The first of these phenomena is consistent both with the theory of evolution
and intelligent design. For many people, it is hard to believe that the richness
and complexity of the natural world and human intelligence could have arisen
from an unguided process of natural selection, so, for them, divine creation
is certainly a plausible explanation for the complexity of the world.

The trouble begins when we introduce observations 2 through 6, all of which
deal with the overwhelming evidence that the set of living things is continually
in flux. How does creationism explain the change in the mix of living things,
as well as the fact that there is no evidence of creatures on land, to say nothing
of evidence of modern man, for billions of years of the earth’s history?

Which brings us to the last “phenomenon,” the teachings of the bible.
This evidence is inherently unscientific in that it has nothing to do with phenomena.
There are no data or empirical observations that could in principle come into
conflict with the claim of biblical truth.

And this is the scary part of the evolution-creationism debate.
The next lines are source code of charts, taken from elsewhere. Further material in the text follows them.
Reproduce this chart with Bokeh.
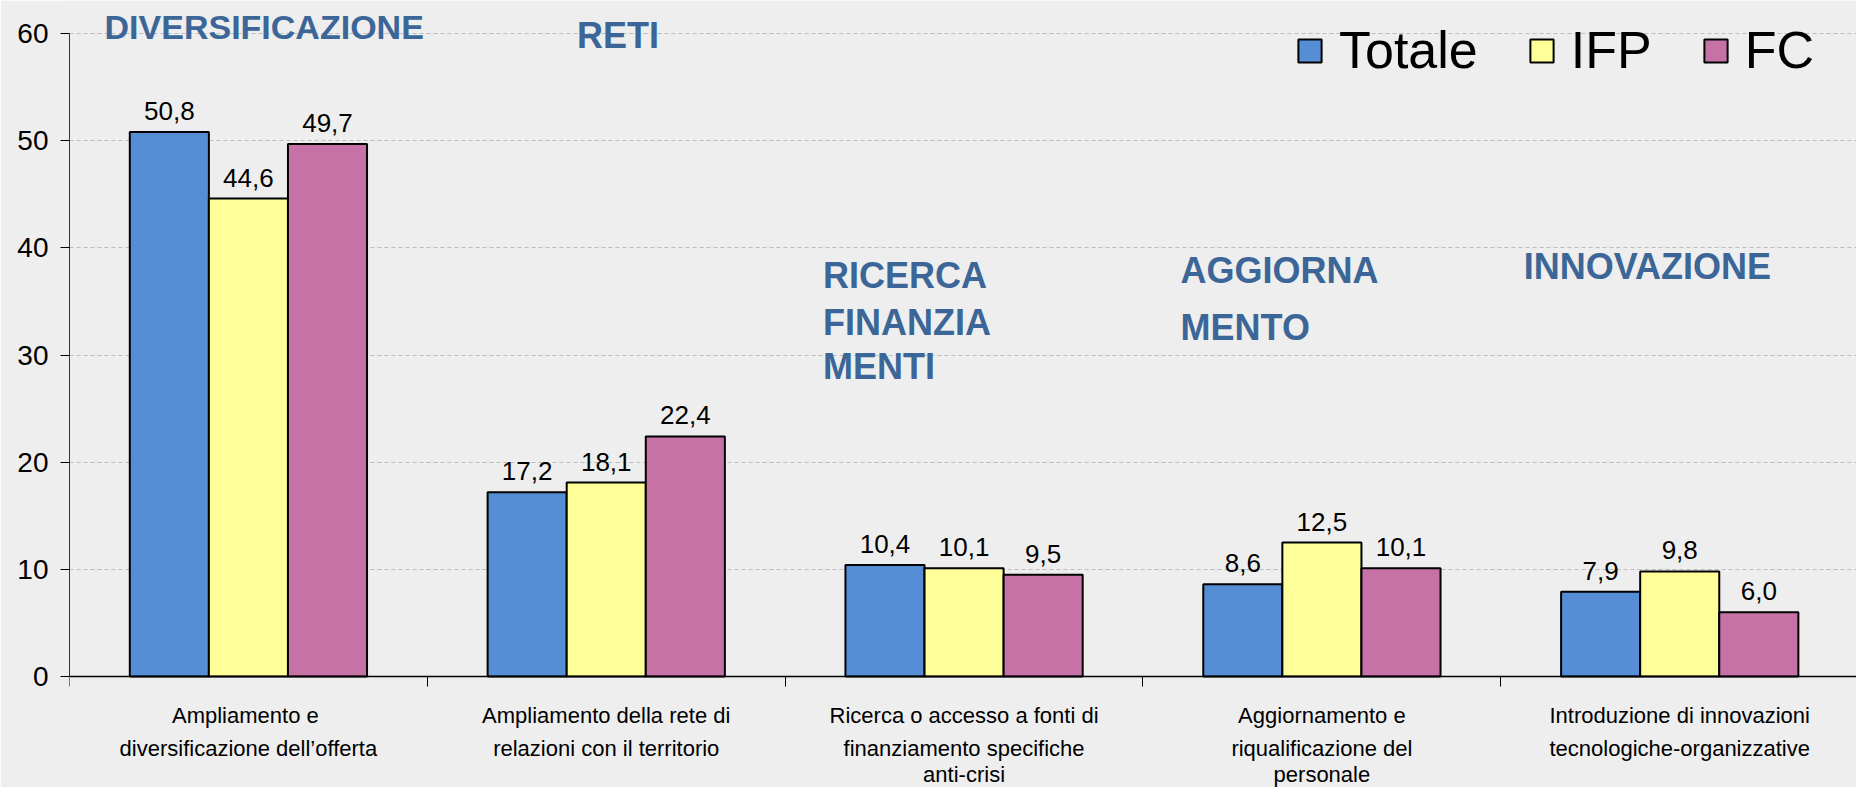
from bokeh.plotting import figure
from bokeh.models import Range1d, FixedTicker, ColumnDataSource, Legend, LegendItem, Label
from bokeh.embed import file_html
from bokeh.resources import INLINE
from bokeh.core.properties import value

# ---- data ----
categories = [
    "Ampliamento  e\ndiversificazione dell\u2019offerta",
    "Ampliamento della rete di\nrelazioni con il territorio",
    "Ricerca o accesso a fonti di\nfinanziamento specifiche\nanti-crisi",
    "Aggiornamento e\nriqualificazione del\npersonale",
    "Introduzione di innovazioni\ntecnologiche-organizzative",
]
series_names = ["Totale", "IFP", "FC"]
totale = [50.8, 17.2, 10.4, 8.6, 7.9]
ifp = [44.6, 18.1, 10.1, 12.5, 9.8]
fc = [49.7, 22.4, 9.5, 10.1, 6.0]
y_ticks = [0, 10, 20, 30, 40, 50, 60]
theme_words = ["DIVERSIFICAZIONE", "RETI", "RICERCA", "FINANZIA", "MENTI",
               "AGGIORNA", "MENTO", "INNOVAZIONE"]

# ---- styling ----
colors = ["#558ED5", "#FFFF99", "#C672A7"]
BG = "#EEEEEE"
THEME_COLOR = "#3B6697"
FONT = "Liberation Sans"

n = len(categories)
centers = [i + 0.5 for i in range(n)]
bar_w = 0.221
offsets = [-bar_w, 0.0, bar_w]

p = figure(width=1856, height=787, output_backend="svg", toolbar_location=None,
           x_range=Range1d(0, 4.994), y_range=Range1d(-10.357, 63.08),
           min_border_left=69, min_border_right=0, min_border_top=0,
           min_border_bottom=0, background_fill_color=BG, border_fill_color=BG,
           outline_line_color=None)

renderers = []
for vals, off, col in zip([totale, ifp, fc], offsets, colors):
    src = ColumnDataSource(dict(
        x=[c + off for c in centers], top=vals,
        lab=[f"{v:.1f}".replace(".", ",") for v in vals]))
    r = p.vbar(x="x", top="top", bottom=0, width=bar_w, source=src, fill_color=col,
               line_color="black", line_width=2)
    renderers.append(r)
    p.text(x="x", y="top", text="lab", source=src, text_align="center",
           text_baseline="alphabetic", y_offset=-21, text_font=value(FONT),
           text_font_size="26px", text_color="black")

# theme annotations (positions in data units)
theme_pos = [(0.098, 60.6, "34px"), (1.418, 59.8, "36px"),
             (2.106, 37.4, "36px"), (2.106, 33.0, "36px"), (2.106, 28.9, "36px"),
             (3.105, 37.85, "36px"), (3.105, 32.55, "36px"),
             (4.064, 38.25, "36px")]
for word, (tx, ty, fs) in zip(theme_words, theme_pos):
    p.add_layout(Label(x=tx, y=ty, text=word, text_font=FONT, text_font_size=fs,
                       text_font_style="bold", text_color=THEME_COLOR,
                       text_baseline="alphabetic", text_align="left"))

# x axis fixed at y=0 inside the frame; first two lines of each category as tick labels
split = [c.split("\n") for c in categories]
xa = p.xaxis[0]
xa.fixed_location = 0
xa.ticker = FixedTicker(ticks=centers, minor_ticks=list(range(n + 1)))
xa.major_label_overrides = {c: "\n".join(s[:2]) for c, s in zip(centers, split)}
xa.major_tick_out = 0
xa.major_tick_in = 0
xa.minor_tick_out = 10
xa.minor_tick_in = 0
xa.minor_tick_line_color = "black"
xa.axis_line_color = "black"
xa.axis_line_width = 1.5
xa.major_label_text_font = FONT
xa.major_label_text_font_size = "22px"
xa.major_label_text_color = "black"
xa.major_label_standoff = 16
xa.major_label_text_line_height = 1.35

# remaining label lines as text below the axis
ex_x, ex_t = [], []
for c, s in zip(centers, split):
    for extra in s[2:]:
        ex_x.append(c)
        ex_t.append(extra)
line3_y = -9.1
p.text(x=ex_x, y=[line3_y] * len(ex_x), text=ex_t, text_font=value(FONT),
       text_font_size="22px", text_color="black", text_align="center",
       text_baseline="middle")

ya = p.yaxis[0]
ya.ticker = FixedTicker(ticks=y_ticks)
ya.bounds = (0, 60)
ya.major_tick_out = 9
ya.major_tick_in = 0
ya.minor_tick_out = 0
ya.minor_tick_in = 0
ya.axis_line_color = "#333333"
ya.axis_line_width = 1
ya.major_label_text_font = FONT
ya.major_label_text_font_size = "28px"
ya.major_label_text_color = "black"
ya.major_label_standoff = 12

p.xgrid.grid_line_color = None
p.ygrid.ticker = FixedTicker(ticks=y_ticks[1:])
p.ygrid.grid_line_color = "#BDBDBD"
p.ygrid.grid_line_dash = "4 3"
p.ygrid.grid_line_width = 1

legend = Legend(items=[LegendItem(label=nm, renderers=[r]) for nm, r in zip(series_names, renderers)],
                orientation="horizontal", location=(1226, 707),
                label_text_font=FONT, label_text_font_size="52px", label_text_color="black",
                glyph_width=29, glyph_height=29, label_standoff=15, spacing=49,
                padding=0, margin=0, background_fill_alpha=0, border_line_color=None)
p.add_layout(legend)

open("out.html", "w").write(file_html(p, INLINE))
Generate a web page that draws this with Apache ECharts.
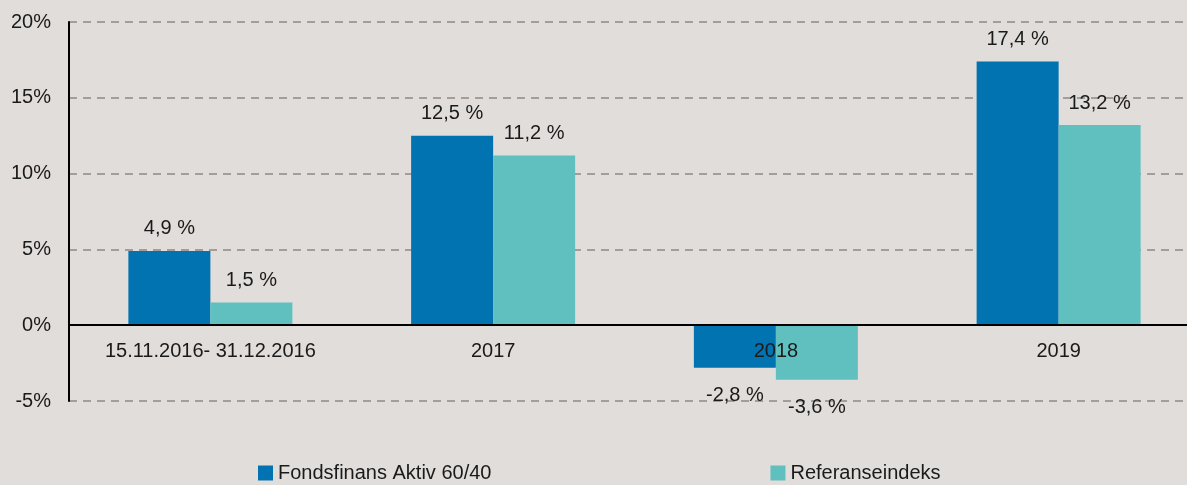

It is not about
a particular set of ideas, with each one being tested for validity; it is about
whether we should discount the scientific method on which modern society rests.
It is about whether we should abandon skepticism, use of evidence, and the willingness
to modify one’s ideas in light of evidence.

It seems that our education system has produced a citizenry that would be as
comfortable if their children debated how many angels could dance on the head
of pin in science class rather than whether continental drift is a plausible
theory.

The foundation of modern civilization in the United States appears to under
attack, with a majority out of touch not simply with contemporary science but
with the method of knowing that undergirds science. If a social earthquake
were to knock down the intellectual peaks from which the advances that propel
our civilization originate, would the remaining society, including the political
establishment, regress to the pre-scientific era, where belief is based on stacks
of words, unchecked against phenomena?